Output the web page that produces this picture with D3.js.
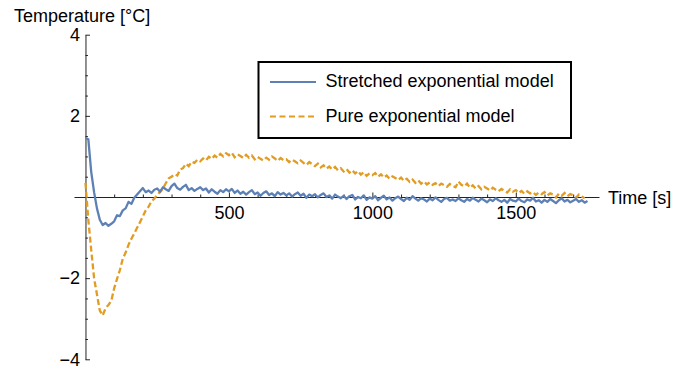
<!DOCTYPE html>
<html>
<head>
<meta charset="utf-8">
<script src="https://cdn.jsdelivr.net/npm/d3@7"></script>
<style>
  body { margin: 0; background: #fff; }
  svg { font-family: 'Liberation Sans', Arial, sans-serif; }
</style>
</head>
<body>
<div id="chart"></div>
<script>
const timeStep = 10;

const stretchedValues = [
  1.45, 1.42, 0.62, 0.12, -0.28, -0.56, -0.69, -0.64, -0.71, -0.66,
  -0.60, -0.45, -0.47, -0.33, -0.28, -0.12, -0.17, -0.02, 0.06, 0.14,
  0.22, 0.12, 0.16, 0.10, 0.18, 0.21, 0.13, 0.24, 0.19, 0.15,
  0.27, 0.33, 0.22, 0.18, 0.25, 0.30, 0.17, 0.22, 0.15, 0.20,
  0.24, 0.17, 0.21, 0.11, 0.19, 0.13, 0.08, 0.17, 0.12, 0.19,
  0.14, 0.20, 0.10, 0.16, 0.08, 0.13, 0.06, 0.12, 0.17, 0.07,
  0.11, 0.03, 0.10, 0.14, 0.05, 0.09, 0.02, 0.12, 0.06, 0.10,
  0.04, 0.09, 0.01, 0.07, 0.11, 0.03, 0.08, -0.02, 0.06, 0.02,
  0.07, -0.01, 0.05, 0.09, 0.00, 0.04, -0.04, 0.06, 0.01, -0.03,
  0.03, -0.05, 0.02, 0.05, -0.06, 0.00, -0.03, 0.04, -0.07, -0.01,
  -0.04, 0.02, -0.08, -0.02, 0.03, -0.06, -0.01, -0.09, -0.03, 0.01,
  -0.05, -0.10, -0.02, -0.07, 0.02, -0.04, -0.09, -0.03, -0.06, -0.11,
  -0.04, -0.08, -0.01, -0.07, -0.12, -0.05, -0.02, -0.09, -0.06, -0.10,
  -0.03, -0.08, -0.12, -0.05, -0.09, -0.02, -0.07, -0.11, -0.04, -0.08,
  -0.13, -0.06, -0.10, -0.03, -0.08, -0.12, -0.07, -0.14, -0.05, -0.09,
  -0.11, -0.04, -0.10, -0.13, -0.06, -0.09, -0.02, -0.11, -0.08, -0.14,
  -0.07, -0.12, -0.05, -0.10, -0.15, -0.08, -0.03, -0.11, -0.07, -0.13,
  -0.09, -0.05, -0.12, -0.08, -0.14, -0.10
];

const pureValues = [
  0.35, -0.57, -1.30, -2.00, -2.40, -2.80, -2.92, -2.74, -2.66, -2.56,
  -2.25, -2.02, -1.80, -1.52, -1.37, -1.18, -1.03, -0.90, -0.76, -0.62,
  -0.48, -0.33, -0.24, -0.10, -0.04, 0.06, 0.12, 0.21, 0.34, 0.46,
  0.50, 0.56, 0.53, 0.68, 0.71, 0.82, 0.76, 0.87, 0.84, 0.92,
  0.88, 0.95, 0.90, 0.99, 0.94, 1.02, 0.97, 1.06, 1.00, 1.08,
  1.03, 1.09, 0.98, 1.05, 1.01, 0.96, 1.04, 0.97, 1.02, 0.93,
  0.99, 0.94, 0.90, 0.97, 0.92, 1.00, 0.95, 0.89, 0.96, 0.91,
  0.93, 0.86, 0.92, 0.88, 0.83, 0.90, 0.84, 0.79, 0.86, 0.81,
  0.76, 0.82, 0.73, 0.78, 0.70, 0.75, 0.68, 0.74, 0.66, 0.71,
  0.63, 0.69, 0.60, 0.66, 0.58, 0.64, 0.55, 0.61, 0.52, 0.58,
  0.54, 0.59, 0.50, 0.56, 0.48, 0.53, 0.45, 0.51, 0.47, 0.42,
  0.48, 0.40, 0.45, 0.37, 0.43, 0.35, 0.41, 0.33, 0.38, 0.31,
  0.36, 0.30, 0.34, 0.27, 0.33, 0.29, 0.25, 0.32, 0.28, 0.24,
  0.38, 0.30, 0.26, 0.33, 0.23, 0.29, 0.21, 0.27, 0.19, 0.25,
  0.21, 0.16, 0.23, 0.18, 0.14, 0.20, 0.15, 0.11, 0.19, 0.13,
  0.17, 0.10, 0.15, 0.08, 0.14, 0.09, 0.12, 0.05, 0.11, 0.07,
  0.12, 0.04, 0.09, 0.06, -0.01, 0.08, 0.03, 0.10, 0.02, 0.07,
  0.04, -0.02, 0.06, 0.01, -0.03
];

const xMajorTicks = [500, 1000, 1500];
const yMajorTicks = [-4, -2, 2, 4];
const seriesNames = ['Stretched exponential model', 'Pure exponential model'];
const seriesColors = ['#5E81B5', '#E19C24'];

const width = 685;
const height = 369;

const svg = d3.select('#chart')
  .append('svg')
  .attr('width', width)
  .attr('height', height);

const x = d3.scaleLinear()
  .domain([-40, 1790])
  .range([74, 599]);

const y = d3.scaleLinear()
  .domain([-4, 4])
  .range([359.3, 34.7]);

const axisColor = '#222';

// x axis (ticks point up, labels below)
const xMinor = d3.range(100, 1800, 100).filter(d => !xMajorTicks.includes(d));

const xAxisG = svg.append('g')
  .attr('transform', `translate(0,${y(0)})`);

xAxisG.append('g')
  .call(d3.axisBottom(x).tickValues(xMinor).tickSizeInner(-2.5).tickSizeOuter(0).tickFormat(''))
  .call(g => g.select('.domain').remove());

xAxisG.append('g')
  .call(d3.axisBottom(x).tickValues(xMajorTicks).tickSizeInner(-4.5).tickSizeOuter(0).tickPadding(9)
    .tickFormat(d3.format('d')))
  .style('font-size', '18px')
  .style('font-family', "'Liberation Sans', Arial, sans-serif");

// y axis (ticks point right, labels left)
const yMinor = d3.range(-4, 4.01, 0.5).filter(d => d !== 0 && !yMajorTicks.includes(d));

const yAxisG = svg.append('g')
  .attr('transform', `translate(${x(0)},0)`);

yAxisG.append('g')
  .call(d3.axisLeft(y).tickValues(yMinor).tickSizeInner(-2.5).tickSizeOuter(0).tickFormat(''))
  .call(g => g.select('.domain').remove());

yAxisG.append('g')
  .call(d3.axisLeft(y).tickValues(yMajorTicks).tickSizeInner(-4.5).tickSizeOuter(0).tickPadding(5.5)
    .tickFormat(d => d < 0 ? '\u2212' + Math.abs(d) : d))
  .style('font-size', '18px')
  .style('font-family', "'Liberation Sans', Arial, sans-serif");

svg.selectAll('.domain, .tick line')
  .attr('stroke', axisColor)
  .attr('stroke-width', 1);

svg.selectAll('.tick text')
  .attr('fill', '#000');

// axis labels
svg.append('text')
  .attr('x', 14)
  .attr('y', 22)
  .attr('font-size', '18px')
  .attr('fill', '#000')
  .text('Temperature [°C]');

svg.append('text')
  .attr('x', 608)
  .attr('y', y(0) + 6.5)
  .attr('font-size', '18px')
  .attr('fill', '#000')
  .text('Time [s]');

// series
const line = d3.line()
  .x((d, i) => x(i * timeStep))
  .y(d => y(d));

svg.append('path')
  .datum(pureValues)
  .attr('d', line)
  .attr('fill', 'none')
  .attr('stroke', seriesColors[1])
  .attr('stroke-width', 2.3)
  .attr('stroke-dasharray', '6,3');

svg.append('path')
  .datum(stretchedValues)
  .attr('d', line)
  .attr('fill', 'none')
  .attr('stroke', seriesColors[0])
  .attr('stroke-width', 2.3)
  .attr('stroke-linejoin', 'round');

// legend
const legend = svg.append('g');

legend.append('rect')
  .attr('x', 258.5)
  .attr('y', 62)
  .attr('width', 312.5)
  .attr('height', 76)
  .attr('fill', '#fff')
  .attr('stroke', '#000')
  .attr('stroke-width', 2);

seriesNames.forEach((name, i) => {
  const ly = 82 + i * 34.5;
  legend.append('line')
    .attr('x1', 270)
    .attr('x2', 316)
    .attr('y1', ly)
    .attr('y2', ly)
    .attr('stroke', seriesColors[i])
    .attr('stroke-width', 2)
    .attr('stroke-dasharray', i === 1 ? '6,3.5' : null);

  legend.append('text')
    .attr('x', 325.5)
    .attr('y', ly + 5)
    .attr('font-size', '18px')
    .attr('fill', '#000')
    .text(name);
});
</script>
</body>
</html>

________________________

Starting at the top of the listing above, reproduce each line up to and including the one with "const timeStep = 10;"; omit the pictures.

◆ EXPECTED ANSWER:
Output the web page that produces this picture with D3.js.
<!DOCTYPE html>
<html>
<head>
<meta charset="utf-8">
<script src="https://cdn.jsdelivr.net/npm/d3@7"></script>
<style>
  body { margin: 0; background: #fff; }
  svg { font-family: 'Liberation Sans', Arial, sans-serif; }
</style>
</head>
<body>
<div id="chart"></div>
<script>
const timeStep = 10;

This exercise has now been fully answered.